Stated problem> Check each line of the material below, and copy it if it holds the string "image".

Excerpted data>
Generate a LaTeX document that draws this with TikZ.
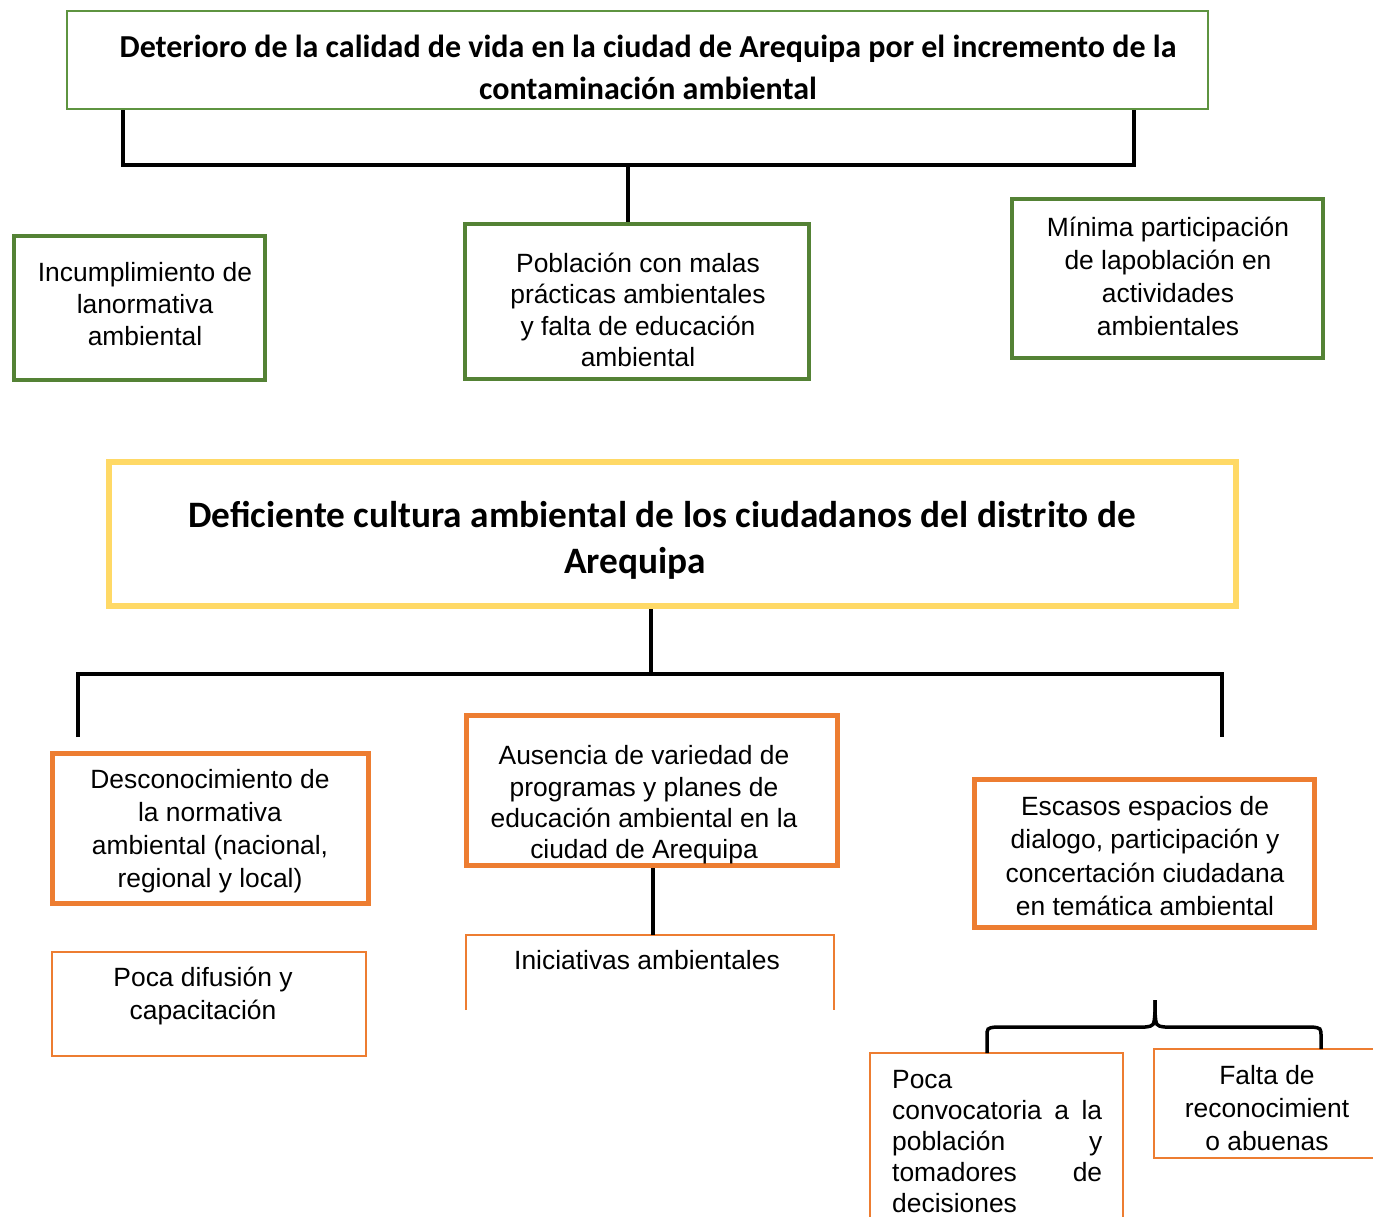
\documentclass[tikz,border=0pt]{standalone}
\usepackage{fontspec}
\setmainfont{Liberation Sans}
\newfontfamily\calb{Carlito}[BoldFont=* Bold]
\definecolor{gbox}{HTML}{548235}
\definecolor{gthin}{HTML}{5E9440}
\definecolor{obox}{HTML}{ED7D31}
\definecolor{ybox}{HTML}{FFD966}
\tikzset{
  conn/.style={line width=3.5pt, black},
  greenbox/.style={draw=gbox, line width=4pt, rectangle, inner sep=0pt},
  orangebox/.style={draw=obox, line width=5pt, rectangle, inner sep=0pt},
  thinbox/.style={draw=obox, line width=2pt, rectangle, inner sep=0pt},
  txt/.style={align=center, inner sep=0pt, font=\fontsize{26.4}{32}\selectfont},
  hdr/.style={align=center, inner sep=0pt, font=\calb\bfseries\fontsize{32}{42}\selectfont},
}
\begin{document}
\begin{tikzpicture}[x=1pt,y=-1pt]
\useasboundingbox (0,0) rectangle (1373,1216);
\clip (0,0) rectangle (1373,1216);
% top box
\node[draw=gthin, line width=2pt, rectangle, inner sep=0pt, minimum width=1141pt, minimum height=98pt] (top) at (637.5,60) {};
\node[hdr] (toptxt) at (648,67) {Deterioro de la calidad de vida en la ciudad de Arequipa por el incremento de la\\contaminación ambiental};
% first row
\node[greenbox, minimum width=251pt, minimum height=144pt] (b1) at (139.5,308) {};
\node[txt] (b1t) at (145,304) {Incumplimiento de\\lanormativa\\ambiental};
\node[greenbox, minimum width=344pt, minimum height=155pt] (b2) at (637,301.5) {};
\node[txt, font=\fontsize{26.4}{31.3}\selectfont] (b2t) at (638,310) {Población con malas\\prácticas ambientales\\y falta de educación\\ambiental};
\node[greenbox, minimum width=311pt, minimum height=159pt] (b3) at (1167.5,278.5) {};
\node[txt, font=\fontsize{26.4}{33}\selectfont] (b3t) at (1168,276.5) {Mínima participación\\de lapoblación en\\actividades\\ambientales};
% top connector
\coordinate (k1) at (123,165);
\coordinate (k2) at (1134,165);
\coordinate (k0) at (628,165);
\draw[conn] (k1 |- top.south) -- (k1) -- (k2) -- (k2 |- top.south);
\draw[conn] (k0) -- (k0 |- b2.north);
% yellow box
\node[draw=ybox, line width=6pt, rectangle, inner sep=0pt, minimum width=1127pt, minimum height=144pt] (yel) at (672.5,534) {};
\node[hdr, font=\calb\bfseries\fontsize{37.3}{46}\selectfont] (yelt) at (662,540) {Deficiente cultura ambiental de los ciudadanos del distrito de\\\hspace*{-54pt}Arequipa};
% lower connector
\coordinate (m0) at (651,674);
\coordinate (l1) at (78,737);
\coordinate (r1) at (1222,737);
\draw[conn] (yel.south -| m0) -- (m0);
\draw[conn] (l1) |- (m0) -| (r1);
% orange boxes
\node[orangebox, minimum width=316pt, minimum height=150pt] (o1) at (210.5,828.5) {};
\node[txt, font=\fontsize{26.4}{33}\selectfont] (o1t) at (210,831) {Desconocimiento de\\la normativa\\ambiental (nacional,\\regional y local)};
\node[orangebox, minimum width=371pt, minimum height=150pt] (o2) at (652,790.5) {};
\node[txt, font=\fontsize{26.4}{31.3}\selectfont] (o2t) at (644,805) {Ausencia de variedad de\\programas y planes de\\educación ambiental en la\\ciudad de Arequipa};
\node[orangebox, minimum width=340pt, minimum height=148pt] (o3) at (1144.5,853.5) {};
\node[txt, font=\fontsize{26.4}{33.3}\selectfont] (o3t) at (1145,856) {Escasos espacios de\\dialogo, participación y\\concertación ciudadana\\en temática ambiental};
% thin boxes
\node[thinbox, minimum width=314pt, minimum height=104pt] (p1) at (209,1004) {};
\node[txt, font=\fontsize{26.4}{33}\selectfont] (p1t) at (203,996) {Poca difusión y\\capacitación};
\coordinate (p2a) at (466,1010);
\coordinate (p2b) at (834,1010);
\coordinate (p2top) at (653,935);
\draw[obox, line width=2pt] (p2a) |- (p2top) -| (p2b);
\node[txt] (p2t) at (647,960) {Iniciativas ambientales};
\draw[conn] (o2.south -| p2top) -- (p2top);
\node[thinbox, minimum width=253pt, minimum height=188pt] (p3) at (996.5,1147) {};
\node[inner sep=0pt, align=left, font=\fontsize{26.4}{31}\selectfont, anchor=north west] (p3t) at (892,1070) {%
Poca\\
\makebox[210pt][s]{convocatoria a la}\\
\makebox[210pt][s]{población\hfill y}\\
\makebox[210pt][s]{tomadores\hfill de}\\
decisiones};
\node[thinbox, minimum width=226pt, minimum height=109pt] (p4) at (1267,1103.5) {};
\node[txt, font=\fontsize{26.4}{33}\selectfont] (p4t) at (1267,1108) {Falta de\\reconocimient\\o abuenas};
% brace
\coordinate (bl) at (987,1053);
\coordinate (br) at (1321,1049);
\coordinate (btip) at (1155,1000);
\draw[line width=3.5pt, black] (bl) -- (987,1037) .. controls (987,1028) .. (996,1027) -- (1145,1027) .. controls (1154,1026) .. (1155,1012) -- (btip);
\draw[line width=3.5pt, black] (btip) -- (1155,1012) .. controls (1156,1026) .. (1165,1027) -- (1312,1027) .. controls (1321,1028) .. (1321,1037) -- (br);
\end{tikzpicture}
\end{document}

---

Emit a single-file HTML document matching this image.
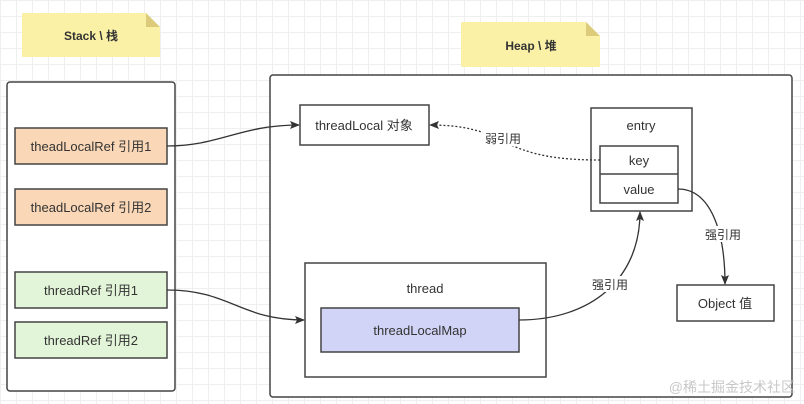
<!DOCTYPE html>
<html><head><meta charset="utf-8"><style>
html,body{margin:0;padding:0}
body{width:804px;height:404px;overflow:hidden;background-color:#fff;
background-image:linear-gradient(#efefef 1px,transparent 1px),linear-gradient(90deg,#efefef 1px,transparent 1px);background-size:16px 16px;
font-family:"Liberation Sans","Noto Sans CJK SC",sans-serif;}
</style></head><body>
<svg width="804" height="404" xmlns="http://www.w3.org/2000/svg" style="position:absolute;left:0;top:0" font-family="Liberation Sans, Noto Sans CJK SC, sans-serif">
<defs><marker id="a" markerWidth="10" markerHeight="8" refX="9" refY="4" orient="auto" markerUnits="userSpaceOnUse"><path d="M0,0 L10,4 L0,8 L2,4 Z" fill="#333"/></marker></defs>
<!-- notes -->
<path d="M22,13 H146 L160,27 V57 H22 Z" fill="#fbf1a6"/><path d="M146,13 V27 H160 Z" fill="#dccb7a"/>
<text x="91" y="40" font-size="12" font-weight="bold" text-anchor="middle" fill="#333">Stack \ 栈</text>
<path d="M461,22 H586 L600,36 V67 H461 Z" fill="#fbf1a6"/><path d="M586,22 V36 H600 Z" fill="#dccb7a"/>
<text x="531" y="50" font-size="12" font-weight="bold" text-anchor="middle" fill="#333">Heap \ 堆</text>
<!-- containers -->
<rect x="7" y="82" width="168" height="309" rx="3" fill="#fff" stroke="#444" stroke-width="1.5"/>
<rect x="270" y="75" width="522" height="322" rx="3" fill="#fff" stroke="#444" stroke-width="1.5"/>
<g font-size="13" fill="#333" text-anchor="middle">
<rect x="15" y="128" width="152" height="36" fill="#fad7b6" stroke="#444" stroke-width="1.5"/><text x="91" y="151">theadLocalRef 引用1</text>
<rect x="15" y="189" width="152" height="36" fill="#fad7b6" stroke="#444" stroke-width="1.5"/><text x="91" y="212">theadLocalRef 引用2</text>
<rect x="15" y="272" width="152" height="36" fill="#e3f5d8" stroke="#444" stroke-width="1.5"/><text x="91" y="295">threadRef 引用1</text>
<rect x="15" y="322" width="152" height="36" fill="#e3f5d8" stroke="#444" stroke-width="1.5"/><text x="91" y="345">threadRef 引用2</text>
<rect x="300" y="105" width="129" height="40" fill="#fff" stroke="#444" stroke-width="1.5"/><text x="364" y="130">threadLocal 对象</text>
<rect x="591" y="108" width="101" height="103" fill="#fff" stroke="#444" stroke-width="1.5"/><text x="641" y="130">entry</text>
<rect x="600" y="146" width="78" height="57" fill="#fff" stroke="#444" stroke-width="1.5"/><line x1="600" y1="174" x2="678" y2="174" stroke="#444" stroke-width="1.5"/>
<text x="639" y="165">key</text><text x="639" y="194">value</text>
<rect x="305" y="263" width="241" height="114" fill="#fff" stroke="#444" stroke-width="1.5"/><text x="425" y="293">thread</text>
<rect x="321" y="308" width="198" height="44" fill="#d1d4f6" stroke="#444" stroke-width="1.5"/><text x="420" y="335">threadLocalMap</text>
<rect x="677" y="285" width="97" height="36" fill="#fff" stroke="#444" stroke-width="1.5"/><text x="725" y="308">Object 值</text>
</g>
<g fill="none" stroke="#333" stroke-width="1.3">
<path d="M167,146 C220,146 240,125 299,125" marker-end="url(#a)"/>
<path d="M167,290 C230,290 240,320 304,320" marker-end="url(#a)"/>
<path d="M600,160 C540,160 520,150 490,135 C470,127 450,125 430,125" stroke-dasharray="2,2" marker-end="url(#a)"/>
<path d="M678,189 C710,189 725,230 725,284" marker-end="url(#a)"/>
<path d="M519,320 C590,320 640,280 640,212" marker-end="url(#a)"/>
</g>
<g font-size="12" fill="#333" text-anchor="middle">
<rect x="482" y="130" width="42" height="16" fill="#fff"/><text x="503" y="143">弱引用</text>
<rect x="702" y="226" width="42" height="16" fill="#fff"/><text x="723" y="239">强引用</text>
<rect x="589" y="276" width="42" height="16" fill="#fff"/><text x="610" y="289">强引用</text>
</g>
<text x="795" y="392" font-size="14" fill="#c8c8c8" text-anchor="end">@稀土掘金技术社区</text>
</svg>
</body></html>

Solution>
Emit a single-file HTML document matching this image.
background-image:linear-gradient(#efefef 1px,transparent 1px),linear-gradient(90deg,#efefef 1px,transparent 1px);background-size:16px 16px;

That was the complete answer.